La familia de Carlos IV de Goya12.- Goya: “La familia de Carlos IV” (1800). Última escala de esta montaña rusa donde acabamos con la descacharrante familia del Goya más sarcástico y amargo que anticipa la mirada tragicómica y corrosiva de los cartoons del gran Charles Addams del New Yorker y su familia televisiva. El de Fuendetodos ante situación política tan sórdida deberá seguir jugando con los mismos mimbres cortesanos de Velázquez y en ese totum revolutum que prefigura más que el surrealismo el dada más anarcoide decide devolver a los reyes al centro compositivo del cuadro pero con un desquiciamiento espacial que lo ha convertido en carne de diván de psicoanalista. Veamos.

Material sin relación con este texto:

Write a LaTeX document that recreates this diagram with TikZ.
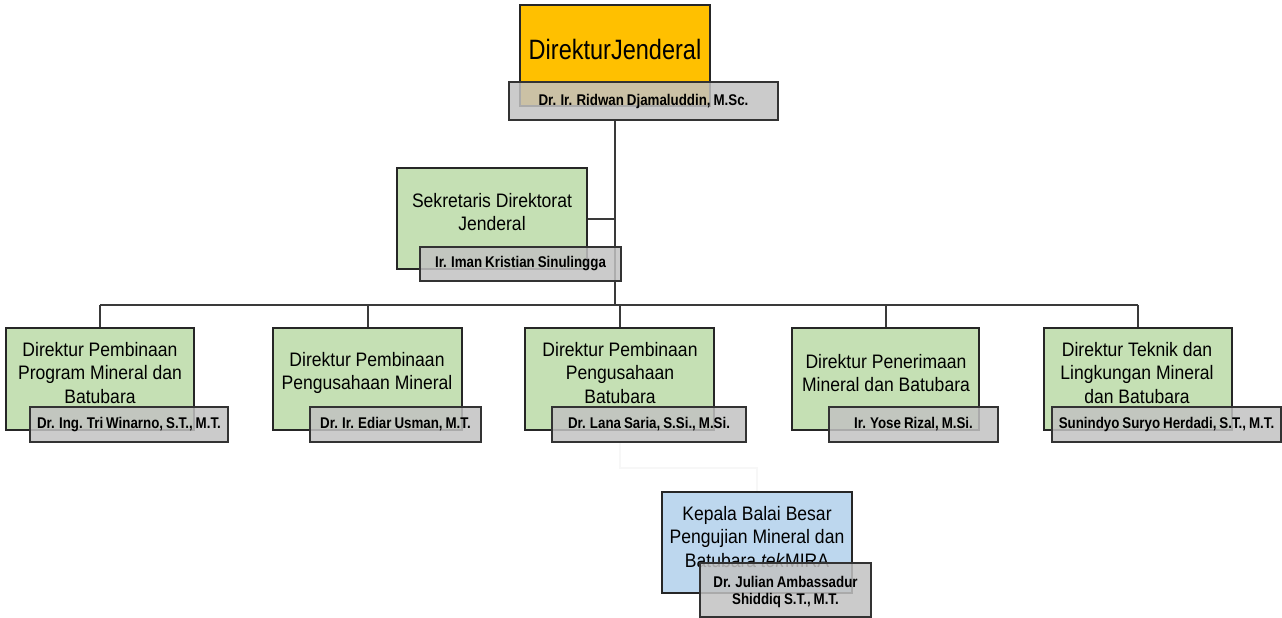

Vaya por delante que la escena le toma la delantera a las de los maniquíes y los clowns del taxidermista Solana. Pero aún hay más. En esas vueltas y revueltas copernicanas el pintor se autorretrata detrás de los modelos lo que le despoja al cuadro de todo sentido lógico y ello denuncia el evidente desprecio de aquella corrupta monarquía de guardarropía al dar la espalda a la miserable realidad del momento. Para seguir abundando en el juego elocuente de la antinomia el de Fuendetodos acera su ironía para colocarse entre tinieblas, él que se sentía nimbado por la razón ilustrada y, sin embargo, los espantajos regios emergen iluminados en el albero de tan sórdido ruedo ibérico. En un espejo -otro- ya de anticipación valleinclanesca refleja el cuadro de su idolatrado Velázquez en el esperpento tuerto y rengo que convoca las pinturas negras. Sin embargo, el perro no puede aparecer porque se hunde irremisiblemente en la ventisca voraz de los acontecimientos con la angustia de aquel personaje de Beckett de “Los tiempos felices”.

El sueño de la razón produce monstruos como bien sabía el pintor. Lo que no barruntaba es que a la vuelta de la esquina el Leviatán, insomne y borracho de instrumentalidad, estaba afilándose los dientes a las puertas de Auschwitz. Pero eso, amigos, ya es otra historia.